[GOAL] Every line from the one holding "Convert this chart to Apache ECharts code." through the one holding "let myChart = echarts.init(document.getElementById('chart'));" should be returned exactly, both included; the pictures should not.

[DATA LINES]
•••

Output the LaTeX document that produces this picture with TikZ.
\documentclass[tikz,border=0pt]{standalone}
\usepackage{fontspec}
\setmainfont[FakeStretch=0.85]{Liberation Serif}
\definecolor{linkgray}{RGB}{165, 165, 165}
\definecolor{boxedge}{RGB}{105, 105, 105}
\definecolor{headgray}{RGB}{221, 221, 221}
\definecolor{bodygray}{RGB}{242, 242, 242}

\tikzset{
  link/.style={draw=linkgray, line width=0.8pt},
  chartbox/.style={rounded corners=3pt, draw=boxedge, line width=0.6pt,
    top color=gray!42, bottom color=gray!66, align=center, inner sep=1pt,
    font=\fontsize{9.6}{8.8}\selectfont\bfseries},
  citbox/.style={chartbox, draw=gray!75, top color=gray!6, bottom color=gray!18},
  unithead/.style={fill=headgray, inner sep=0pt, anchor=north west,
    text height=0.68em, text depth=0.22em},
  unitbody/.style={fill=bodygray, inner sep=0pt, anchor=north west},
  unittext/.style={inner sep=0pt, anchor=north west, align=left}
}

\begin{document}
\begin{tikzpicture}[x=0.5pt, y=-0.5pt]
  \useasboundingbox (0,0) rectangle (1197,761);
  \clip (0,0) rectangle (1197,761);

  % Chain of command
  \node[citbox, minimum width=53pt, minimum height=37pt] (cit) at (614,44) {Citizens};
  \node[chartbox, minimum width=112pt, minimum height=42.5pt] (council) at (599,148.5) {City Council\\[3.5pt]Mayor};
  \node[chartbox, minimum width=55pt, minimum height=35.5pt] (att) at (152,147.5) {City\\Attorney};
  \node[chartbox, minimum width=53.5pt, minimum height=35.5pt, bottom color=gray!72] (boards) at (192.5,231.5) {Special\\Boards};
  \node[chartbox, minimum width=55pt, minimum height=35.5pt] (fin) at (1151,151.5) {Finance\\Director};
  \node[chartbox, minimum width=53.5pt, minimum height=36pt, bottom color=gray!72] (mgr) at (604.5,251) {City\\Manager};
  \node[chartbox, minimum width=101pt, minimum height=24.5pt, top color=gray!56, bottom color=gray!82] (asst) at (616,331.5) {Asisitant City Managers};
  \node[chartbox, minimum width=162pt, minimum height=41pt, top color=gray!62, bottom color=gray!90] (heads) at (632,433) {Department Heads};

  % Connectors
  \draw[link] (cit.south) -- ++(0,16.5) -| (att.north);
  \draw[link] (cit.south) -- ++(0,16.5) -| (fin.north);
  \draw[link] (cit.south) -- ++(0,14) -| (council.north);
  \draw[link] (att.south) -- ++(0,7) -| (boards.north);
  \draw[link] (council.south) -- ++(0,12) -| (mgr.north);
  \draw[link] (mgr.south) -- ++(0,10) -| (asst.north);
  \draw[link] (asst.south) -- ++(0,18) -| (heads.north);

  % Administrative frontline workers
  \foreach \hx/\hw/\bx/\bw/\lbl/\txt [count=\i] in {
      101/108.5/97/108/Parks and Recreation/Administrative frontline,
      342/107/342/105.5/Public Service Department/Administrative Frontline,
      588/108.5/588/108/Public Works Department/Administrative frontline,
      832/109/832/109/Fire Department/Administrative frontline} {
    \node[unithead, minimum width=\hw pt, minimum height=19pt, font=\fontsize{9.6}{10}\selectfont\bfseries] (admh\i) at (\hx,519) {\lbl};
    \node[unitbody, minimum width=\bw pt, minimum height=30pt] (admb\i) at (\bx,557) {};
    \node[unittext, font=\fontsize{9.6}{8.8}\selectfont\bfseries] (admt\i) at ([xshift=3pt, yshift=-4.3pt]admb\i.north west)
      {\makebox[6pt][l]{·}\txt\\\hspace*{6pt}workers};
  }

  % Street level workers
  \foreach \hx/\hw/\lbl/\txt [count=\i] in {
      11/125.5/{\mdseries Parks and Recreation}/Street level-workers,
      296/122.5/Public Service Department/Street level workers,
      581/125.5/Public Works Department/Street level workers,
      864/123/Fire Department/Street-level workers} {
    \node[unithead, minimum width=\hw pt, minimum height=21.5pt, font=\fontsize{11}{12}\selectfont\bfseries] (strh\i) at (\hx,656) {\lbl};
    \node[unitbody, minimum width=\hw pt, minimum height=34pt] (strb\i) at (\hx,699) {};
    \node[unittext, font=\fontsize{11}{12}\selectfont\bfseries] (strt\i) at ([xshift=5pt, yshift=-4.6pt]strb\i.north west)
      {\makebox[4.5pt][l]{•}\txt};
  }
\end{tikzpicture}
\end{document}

•••

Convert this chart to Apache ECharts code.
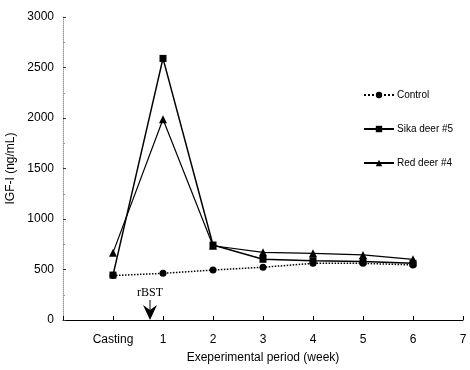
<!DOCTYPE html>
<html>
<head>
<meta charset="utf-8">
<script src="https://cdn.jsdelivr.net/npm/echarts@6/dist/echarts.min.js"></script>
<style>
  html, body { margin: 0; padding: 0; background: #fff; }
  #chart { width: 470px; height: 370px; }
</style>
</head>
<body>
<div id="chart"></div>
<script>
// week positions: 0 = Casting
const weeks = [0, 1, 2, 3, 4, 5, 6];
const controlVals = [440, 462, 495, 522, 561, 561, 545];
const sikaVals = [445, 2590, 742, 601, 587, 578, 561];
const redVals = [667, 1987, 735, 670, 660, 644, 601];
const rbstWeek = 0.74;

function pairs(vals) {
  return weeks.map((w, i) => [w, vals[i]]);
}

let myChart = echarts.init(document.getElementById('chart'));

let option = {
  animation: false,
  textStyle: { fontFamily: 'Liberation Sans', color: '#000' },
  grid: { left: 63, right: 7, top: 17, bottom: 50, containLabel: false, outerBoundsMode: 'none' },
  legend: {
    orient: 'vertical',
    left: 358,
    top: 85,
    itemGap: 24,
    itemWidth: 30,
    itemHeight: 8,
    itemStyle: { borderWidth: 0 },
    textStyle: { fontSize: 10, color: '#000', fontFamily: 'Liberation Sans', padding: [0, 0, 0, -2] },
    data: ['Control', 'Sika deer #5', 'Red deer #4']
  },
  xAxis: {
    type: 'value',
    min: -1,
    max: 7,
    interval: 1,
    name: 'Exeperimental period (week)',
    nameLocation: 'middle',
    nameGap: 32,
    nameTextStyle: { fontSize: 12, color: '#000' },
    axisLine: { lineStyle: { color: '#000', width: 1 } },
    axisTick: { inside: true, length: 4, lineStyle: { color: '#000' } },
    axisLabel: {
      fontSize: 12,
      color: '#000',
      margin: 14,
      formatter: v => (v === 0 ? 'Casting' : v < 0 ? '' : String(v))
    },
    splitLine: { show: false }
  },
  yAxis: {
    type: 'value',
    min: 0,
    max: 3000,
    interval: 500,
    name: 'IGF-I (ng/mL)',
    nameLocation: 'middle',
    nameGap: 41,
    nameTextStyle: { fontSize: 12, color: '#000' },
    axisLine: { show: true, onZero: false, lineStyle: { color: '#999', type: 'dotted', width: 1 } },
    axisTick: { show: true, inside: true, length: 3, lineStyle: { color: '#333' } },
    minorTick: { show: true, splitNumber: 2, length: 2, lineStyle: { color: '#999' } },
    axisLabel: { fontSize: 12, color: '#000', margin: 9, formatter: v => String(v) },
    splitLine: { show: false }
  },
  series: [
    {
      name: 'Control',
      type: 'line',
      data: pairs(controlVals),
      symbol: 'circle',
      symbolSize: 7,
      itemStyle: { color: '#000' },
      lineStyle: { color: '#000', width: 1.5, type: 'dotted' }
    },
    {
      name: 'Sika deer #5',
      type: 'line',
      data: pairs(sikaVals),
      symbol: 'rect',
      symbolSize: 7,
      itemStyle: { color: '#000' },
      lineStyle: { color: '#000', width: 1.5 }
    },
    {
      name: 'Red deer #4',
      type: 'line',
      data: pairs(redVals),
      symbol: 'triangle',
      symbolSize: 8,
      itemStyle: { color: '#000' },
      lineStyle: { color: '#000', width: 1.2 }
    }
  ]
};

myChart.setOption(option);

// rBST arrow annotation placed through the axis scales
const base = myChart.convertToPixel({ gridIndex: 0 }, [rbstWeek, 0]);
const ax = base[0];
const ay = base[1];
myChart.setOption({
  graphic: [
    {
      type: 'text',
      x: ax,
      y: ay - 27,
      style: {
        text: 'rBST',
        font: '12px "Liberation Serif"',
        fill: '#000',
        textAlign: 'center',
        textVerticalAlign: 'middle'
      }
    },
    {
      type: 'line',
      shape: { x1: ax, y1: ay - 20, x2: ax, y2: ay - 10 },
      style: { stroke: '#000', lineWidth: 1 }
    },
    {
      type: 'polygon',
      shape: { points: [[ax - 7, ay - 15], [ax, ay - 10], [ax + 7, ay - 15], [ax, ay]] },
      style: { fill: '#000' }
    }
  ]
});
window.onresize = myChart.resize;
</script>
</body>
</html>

•••

[THE ANSWER]
Convert this chart to Apache ECharts code.
<!DOCTYPE html>
<html>
<head>
<meta charset="utf-8">
<script src="https://cdn.jsdelivr.net/npm/echarts@6/dist/echarts.min.js"></script>
<style>
  html, body { margin: 0; padding: 0; background: #fff; }
  #chart { width: 470px; height: 370px; }
</style>
</head>
<body>
<div id="chart"></div>
<script>
// week positions: 0 = Casting
const weeks = [0, 1, 2, 3, 4, 5, 6];
const controlVals = [440, 462, 495, 522, 561, 561, 545];
const sikaVals = [445, 2590, 742, 601, 587, 578, 561];
const redVals = [667, 1987, 735, 670, 660, 644, 601];
const rbstWeek = 0.74;

function pairs(vals) {
  return weeks.map((w, i) => [w, vals[i]]);
}

let myChart = echarts.init(document.getElementById('chart'));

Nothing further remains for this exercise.